Skip the pictures and quote all of the lines exactly.

####

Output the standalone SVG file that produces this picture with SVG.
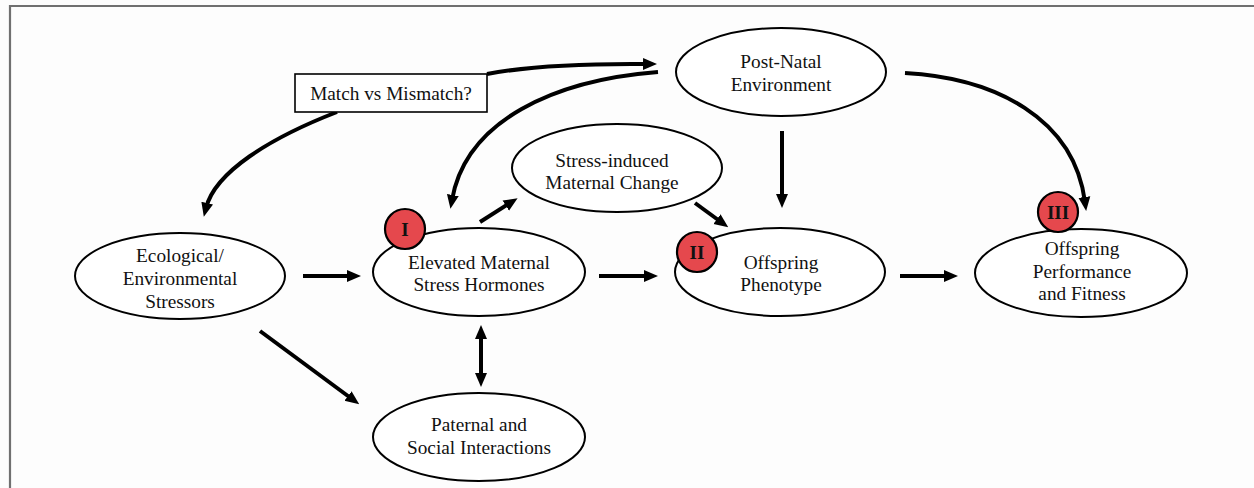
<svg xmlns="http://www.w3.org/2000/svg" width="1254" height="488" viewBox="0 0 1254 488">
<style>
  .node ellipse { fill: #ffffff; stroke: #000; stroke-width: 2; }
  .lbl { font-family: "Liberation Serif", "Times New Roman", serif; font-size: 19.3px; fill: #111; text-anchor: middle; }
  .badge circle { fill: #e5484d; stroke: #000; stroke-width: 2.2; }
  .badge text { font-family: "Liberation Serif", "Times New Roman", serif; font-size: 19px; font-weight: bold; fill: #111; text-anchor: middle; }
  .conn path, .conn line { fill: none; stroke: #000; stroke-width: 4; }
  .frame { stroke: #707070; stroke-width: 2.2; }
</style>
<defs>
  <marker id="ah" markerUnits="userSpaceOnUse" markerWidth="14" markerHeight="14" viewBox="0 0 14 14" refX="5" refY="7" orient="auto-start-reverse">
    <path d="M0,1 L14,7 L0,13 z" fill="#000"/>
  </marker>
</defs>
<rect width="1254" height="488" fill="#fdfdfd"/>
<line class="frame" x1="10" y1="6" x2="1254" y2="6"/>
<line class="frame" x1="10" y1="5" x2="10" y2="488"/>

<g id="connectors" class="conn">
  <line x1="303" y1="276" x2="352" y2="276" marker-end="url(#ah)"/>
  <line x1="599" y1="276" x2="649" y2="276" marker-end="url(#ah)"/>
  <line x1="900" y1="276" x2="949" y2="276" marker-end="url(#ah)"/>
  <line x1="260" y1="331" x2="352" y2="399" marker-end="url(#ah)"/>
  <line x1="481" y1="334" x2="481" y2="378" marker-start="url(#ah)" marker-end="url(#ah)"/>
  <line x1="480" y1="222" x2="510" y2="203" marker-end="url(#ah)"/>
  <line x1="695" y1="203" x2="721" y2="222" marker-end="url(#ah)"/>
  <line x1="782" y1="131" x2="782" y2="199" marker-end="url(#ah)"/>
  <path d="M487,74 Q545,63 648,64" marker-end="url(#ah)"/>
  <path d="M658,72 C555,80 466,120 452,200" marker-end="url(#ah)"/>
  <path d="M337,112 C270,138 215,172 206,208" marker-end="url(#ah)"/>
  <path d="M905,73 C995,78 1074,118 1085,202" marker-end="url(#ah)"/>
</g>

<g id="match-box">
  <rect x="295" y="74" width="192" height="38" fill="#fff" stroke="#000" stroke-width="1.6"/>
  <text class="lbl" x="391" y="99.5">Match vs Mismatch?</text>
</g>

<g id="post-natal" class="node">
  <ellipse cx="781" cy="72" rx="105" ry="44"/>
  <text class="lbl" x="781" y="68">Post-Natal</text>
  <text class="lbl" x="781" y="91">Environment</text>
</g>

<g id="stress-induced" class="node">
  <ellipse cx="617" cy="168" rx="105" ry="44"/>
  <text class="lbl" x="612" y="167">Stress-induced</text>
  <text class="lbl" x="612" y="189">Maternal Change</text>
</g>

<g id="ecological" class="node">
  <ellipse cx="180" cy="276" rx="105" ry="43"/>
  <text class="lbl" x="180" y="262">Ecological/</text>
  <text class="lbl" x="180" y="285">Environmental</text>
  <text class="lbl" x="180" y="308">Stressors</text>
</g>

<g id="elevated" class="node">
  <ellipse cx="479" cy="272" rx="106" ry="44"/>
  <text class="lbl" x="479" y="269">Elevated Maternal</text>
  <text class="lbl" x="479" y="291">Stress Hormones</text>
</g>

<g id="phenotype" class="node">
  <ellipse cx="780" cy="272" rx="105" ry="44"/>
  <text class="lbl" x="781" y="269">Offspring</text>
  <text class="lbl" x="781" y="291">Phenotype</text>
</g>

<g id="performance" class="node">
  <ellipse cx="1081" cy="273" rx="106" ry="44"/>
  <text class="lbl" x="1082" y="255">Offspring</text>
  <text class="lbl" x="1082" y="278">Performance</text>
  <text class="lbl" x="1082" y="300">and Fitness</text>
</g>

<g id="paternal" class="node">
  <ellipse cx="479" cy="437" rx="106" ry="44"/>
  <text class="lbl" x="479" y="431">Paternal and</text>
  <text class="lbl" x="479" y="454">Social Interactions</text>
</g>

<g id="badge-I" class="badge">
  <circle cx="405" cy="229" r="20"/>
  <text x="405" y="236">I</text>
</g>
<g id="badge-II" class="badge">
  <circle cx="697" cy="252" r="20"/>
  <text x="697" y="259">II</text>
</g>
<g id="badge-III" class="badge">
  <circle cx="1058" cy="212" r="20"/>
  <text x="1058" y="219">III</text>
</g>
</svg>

####

**EXERCISE RESULT:**
Output the standalone SVG file that produces this picture with SVG.
<svg xmlns="http://www.w3.org/2000/svg" width="1254" height="488" viewBox="0 0 1254 488">
<style>
  .node ellipse { fill: #ffffff; stroke: #000; stroke-width: 2; }
  .lbl { font-family: "Liberation Serif", "Times New Roman", serif; font-size: 19.3px; fill: #111; text-anchor: middle; }
  .badge circle { fill: #e5484d; stroke: #000; stroke-width: 2.2; }
  .badge text { font-family: "Liberation Serif", "Times New Roman", serif; font-size: 19px; font-weight: bold; fill: #111; text-anchor: middle; }
  .conn path, .conn line { fill: none; stroke: #000; stroke-width: 4; }
  .frame { stroke: #707070; stroke-width: 2.2; }
</style>
<defs>
  <marker id="ah" markerUnits="userSpaceOnUse" markerWidth="14" markerHeight="14" viewBox="0 0 14 14" refX="5" refY="7" orient="auto-start-reverse">
    <path d="M0,1 L14,7 L0,13 z" fill="#000"/>
  </marker>
</defs>
<rect width="1254" height="488" fill="#fdfdfd"/>
<line class="frame" x1="10" y1="6" x2="1254" y2="6"/>
<line class="frame" x1="10" y1="5" x2="10" y2="488"/>

<g id="connectors" class="conn">
  <line x1="303" y1="276" x2="352" y2="276" marker-end="url(#ah)"/>
  <line x1="599" y1="276" x2="649" y2="276" marker-end="url(#ah)"/>
  <line x1="900" y1="276" x2="949" y2="276" marker-end="url(#ah)"/>
  <line x1="260" y1="331" x2="352" y2="399" marker-end="url(#ah)"/>
  <line x1="481" y1="334" x2="481" y2="378" marker-start="url(#ah)" marker-end="url(#ah)"/>
  <line x1="480" y1="222" x2="510" y2="203" marker-end="url(#ah)"/>
  <line x1="695" y1="203" x2="721" y2="222" marker-end="url(#ah)"/>
  <line x1="782" y1="131" x2="782" y2="199" marker-end="url(#ah)"/>
  <path d="M487,74 Q545,63 648,64" marker-end="url(#ah)"/>
  <path d="M658,72 C555,80 466,120 452,200" marker-end="url(#ah)"/>
  <path d="M337,112 C270,138 215,172 206,208" marker-end="url(#ah)"/>
  <path d="M905,73 C995,78 1074,118 1085,202" marker-end="url(#ah)"/>
</g>

<g id="match-box">
  <rect x="295" y="74" width="192" height="38" fill="#fff" stroke="#000" stroke-width="1.6"/>
  <text class="lbl" x="391" y="99.5">Match vs Mismatch?</text>
</g>

<g id="post-natal" class="node">
  <ellipse cx="781" cy="72" rx="105" ry="44"/>
  <text class="lbl" x="781" y="68">Post-Natal</text>
  <text class="lbl" x="781" y="91">Environment</text>
</g>

<g id="stress-induced" class="node">
  <ellipse cx="617" cy="168" rx="105" ry="44"/>
  <text class="lbl" x="612" y="167">Stress-induced</text>
  <text class="lbl" x="612" y="189">Maternal Change</text>
</g>

<g id="ecological" class="node">
  <ellipse cx="180" cy="276" rx="105" ry="43"/>
  <text class="lbl" x="180" y="262">Ecological/</text>
  <text class="lbl" x="180" y="285">Environmental</text>
  <text class="lbl" x="180" y="308">Stressors</text>
</g>

<g id="elevated" class="node">
  <ellipse cx="479" cy="272" rx="106" ry="44"/>
  <text class="lbl" x="479" y="269">Elevated Maternal</text>
  <text class="lbl" x="479" y="291">Stress Hormones</text>
</g>

<g id="phenotype" class="node">
  <ellipse cx="780" cy="272" rx="105" ry="44"/>
  <text class="lbl" x="781" y="269">Offspring</text>
  <text class="lbl" x="781" y="291">Phenotype</text>
</g>

<g id="performance" class="node">
  <ellipse cx="1081" cy="273" rx="106" ry="44"/>
  <text class="lbl" x="1082" y="255">Offspring</text>
  <text class="lbl" x="1082" y="278">Performance</text>
  <text class="lbl" x="1082" y="300">and Fitness</text>
</g>

<g id="paternal" class="node">
  <ellipse cx="479" cy="437" rx="106" ry="44"/>
  <text class="lbl" x="479" y="431">Paternal and</text>
  <text class="lbl" x="479" y="454">Social Interactions</text>
</g>

<g id="badge-I" class="badge">
  <circle cx="405" cy="229" r="20"/>
  <text x="405" y="236">I</text>
</g>
<g id="badge-II" class="badge">
  <circle cx="697" cy="252" r="20"/>
  <text x="697" y="259">II</text>
</g>
<g id="badge-III" class="badge">
  <circle cx="1058" cy="212" r="20"/>
  <text x="1058" y="219">III</text>
</g>
</svg>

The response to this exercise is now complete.